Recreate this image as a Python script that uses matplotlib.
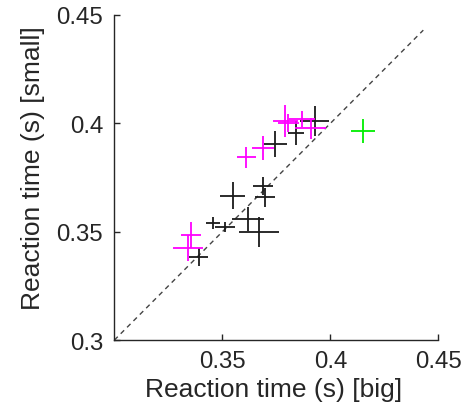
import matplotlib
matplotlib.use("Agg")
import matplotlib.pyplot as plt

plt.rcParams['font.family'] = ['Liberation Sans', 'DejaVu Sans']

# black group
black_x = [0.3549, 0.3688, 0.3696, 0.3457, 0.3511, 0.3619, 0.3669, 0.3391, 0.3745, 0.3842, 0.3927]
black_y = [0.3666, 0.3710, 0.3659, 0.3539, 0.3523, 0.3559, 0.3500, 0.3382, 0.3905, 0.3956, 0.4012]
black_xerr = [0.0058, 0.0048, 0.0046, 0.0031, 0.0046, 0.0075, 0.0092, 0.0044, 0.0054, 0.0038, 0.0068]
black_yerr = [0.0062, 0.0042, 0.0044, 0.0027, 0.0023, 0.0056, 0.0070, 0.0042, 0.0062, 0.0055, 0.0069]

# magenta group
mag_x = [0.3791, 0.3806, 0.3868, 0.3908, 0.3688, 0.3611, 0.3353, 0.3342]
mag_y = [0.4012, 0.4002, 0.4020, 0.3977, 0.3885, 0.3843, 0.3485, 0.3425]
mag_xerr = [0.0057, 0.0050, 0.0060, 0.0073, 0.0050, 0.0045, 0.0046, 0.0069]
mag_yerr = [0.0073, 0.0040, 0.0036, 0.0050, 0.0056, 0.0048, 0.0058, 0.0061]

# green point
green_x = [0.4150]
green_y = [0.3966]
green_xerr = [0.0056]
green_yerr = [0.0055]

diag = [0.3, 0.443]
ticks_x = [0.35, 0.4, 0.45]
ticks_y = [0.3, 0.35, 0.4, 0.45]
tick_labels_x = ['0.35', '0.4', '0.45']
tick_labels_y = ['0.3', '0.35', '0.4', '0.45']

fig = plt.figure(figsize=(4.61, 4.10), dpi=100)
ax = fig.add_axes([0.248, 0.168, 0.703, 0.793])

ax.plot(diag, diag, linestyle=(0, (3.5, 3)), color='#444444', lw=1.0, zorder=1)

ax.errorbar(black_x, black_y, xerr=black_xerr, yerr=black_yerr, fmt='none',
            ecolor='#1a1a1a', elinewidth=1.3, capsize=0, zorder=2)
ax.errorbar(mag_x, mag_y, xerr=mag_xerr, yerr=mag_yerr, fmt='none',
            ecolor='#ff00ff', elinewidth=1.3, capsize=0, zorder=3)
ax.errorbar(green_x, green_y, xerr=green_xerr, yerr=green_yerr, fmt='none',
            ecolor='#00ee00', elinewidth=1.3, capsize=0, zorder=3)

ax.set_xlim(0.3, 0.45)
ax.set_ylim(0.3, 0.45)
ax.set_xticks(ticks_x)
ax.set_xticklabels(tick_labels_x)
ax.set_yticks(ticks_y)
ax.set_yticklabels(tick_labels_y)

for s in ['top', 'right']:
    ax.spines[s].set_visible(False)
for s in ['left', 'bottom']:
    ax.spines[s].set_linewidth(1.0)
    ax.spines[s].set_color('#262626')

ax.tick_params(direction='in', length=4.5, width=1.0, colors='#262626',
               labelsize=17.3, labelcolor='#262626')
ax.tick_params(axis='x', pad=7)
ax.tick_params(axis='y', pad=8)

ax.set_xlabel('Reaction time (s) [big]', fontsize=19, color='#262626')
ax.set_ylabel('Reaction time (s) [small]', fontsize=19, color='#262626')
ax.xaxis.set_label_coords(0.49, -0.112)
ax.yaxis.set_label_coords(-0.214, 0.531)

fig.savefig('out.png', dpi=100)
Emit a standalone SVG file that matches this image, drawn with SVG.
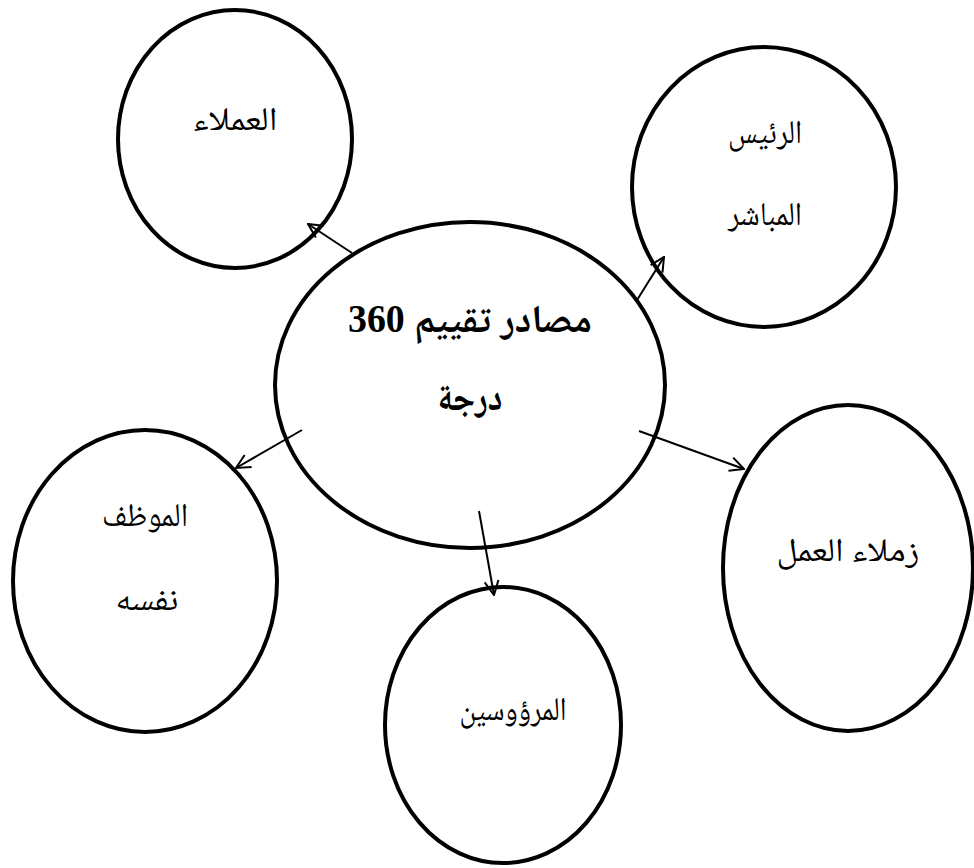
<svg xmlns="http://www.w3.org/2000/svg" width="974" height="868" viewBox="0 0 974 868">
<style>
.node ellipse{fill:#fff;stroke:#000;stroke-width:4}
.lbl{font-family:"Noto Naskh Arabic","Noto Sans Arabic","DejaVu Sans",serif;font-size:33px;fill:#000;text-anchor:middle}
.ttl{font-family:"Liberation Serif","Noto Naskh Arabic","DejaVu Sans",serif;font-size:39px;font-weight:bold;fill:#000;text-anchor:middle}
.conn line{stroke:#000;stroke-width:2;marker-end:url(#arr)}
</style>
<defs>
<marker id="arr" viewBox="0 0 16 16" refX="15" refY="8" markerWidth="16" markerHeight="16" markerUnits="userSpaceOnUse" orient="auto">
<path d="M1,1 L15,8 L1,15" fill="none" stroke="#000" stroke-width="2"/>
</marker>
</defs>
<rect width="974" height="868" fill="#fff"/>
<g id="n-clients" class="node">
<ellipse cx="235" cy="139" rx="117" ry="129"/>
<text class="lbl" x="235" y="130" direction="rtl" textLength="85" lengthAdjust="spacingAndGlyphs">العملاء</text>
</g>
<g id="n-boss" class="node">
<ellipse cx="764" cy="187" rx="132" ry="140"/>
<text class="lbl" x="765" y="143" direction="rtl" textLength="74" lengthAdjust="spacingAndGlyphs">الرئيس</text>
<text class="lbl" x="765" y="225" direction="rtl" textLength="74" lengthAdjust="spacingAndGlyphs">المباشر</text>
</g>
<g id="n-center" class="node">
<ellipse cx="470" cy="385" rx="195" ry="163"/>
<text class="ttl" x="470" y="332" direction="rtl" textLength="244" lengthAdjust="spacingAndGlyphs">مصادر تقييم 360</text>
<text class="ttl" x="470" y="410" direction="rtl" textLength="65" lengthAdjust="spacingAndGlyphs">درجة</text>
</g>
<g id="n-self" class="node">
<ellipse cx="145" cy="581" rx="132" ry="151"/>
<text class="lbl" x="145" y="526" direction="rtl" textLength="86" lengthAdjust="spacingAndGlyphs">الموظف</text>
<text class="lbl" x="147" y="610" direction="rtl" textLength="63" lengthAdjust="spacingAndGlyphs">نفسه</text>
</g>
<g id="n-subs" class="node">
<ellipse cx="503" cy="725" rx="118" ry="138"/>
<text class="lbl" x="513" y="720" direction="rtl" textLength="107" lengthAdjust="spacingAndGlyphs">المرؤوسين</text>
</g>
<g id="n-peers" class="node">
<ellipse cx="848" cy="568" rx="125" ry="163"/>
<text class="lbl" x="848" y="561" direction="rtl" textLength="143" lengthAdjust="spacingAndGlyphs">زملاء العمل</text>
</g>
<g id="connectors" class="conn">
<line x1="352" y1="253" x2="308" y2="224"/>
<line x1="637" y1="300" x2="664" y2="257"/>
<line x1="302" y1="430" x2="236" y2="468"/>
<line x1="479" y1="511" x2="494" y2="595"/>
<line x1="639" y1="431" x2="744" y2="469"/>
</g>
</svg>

----

* [PROBLEM TO WORK ON] Skip the pictures, please, and transcribe only the lines from the beginning of the material through the one that contains "green_yerr = [0.0055]".

* [WRITTEN ANSWER]
Recreate this image as a Python script that uses matplotlib.
import matplotlib
matplotlib.use("Agg")
import matplotlib.pyplot as plt

plt.rcParams['font.family'] = ['Liberation Sans', 'DejaVu Sans']

# black group
black_x = [0.3549, 0.3688, 0.3696, 0.3457, 0.3511, 0.3619, 0.3669, 0.3391, 0.3745, 0.3842, 0.3927]
black_y = [0.3666, 0.3710, 0.3659, 0.3539, 0.3523, 0.3559, 0.3500, 0.3382, 0.3905, 0.3956, 0.4012]
black_xerr = [0.0058, 0.0048, 0.0046, 0.0031, 0.0046, 0.0075, 0.0092, 0.0044, 0.0054, 0.0038, 0.0068]
black_yerr = [0.0062, 0.0042, 0.0044, 0.0027, 0.0023, 0.0056, 0.0070, 0.0042, 0.0062, 0.0055, 0.0069]

# magenta group
mag_x = [0.3791, 0.3806, 0.3868, 0.3908, 0.3688, 0.3611, 0.3353, 0.3342]
mag_y = [0.4012, 0.4002, 0.4020, 0.3977, 0.3885, 0.3843, 0.3485, 0.3425]
mag_xerr = [0.0057, 0.0050, 0.0060, 0.0073, 0.0050, 0.0045, 0.0046, 0.0069]
mag_yerr = [0.0073, 0.0040, 0.0036, 0.0050, 0.0056, 0.0048, 0.0058, 0.0061]

# green point
green_x = [0.4150]
green_y = [0.3966]
green_xerr = [0.0056]
green_yerr = [0.0055]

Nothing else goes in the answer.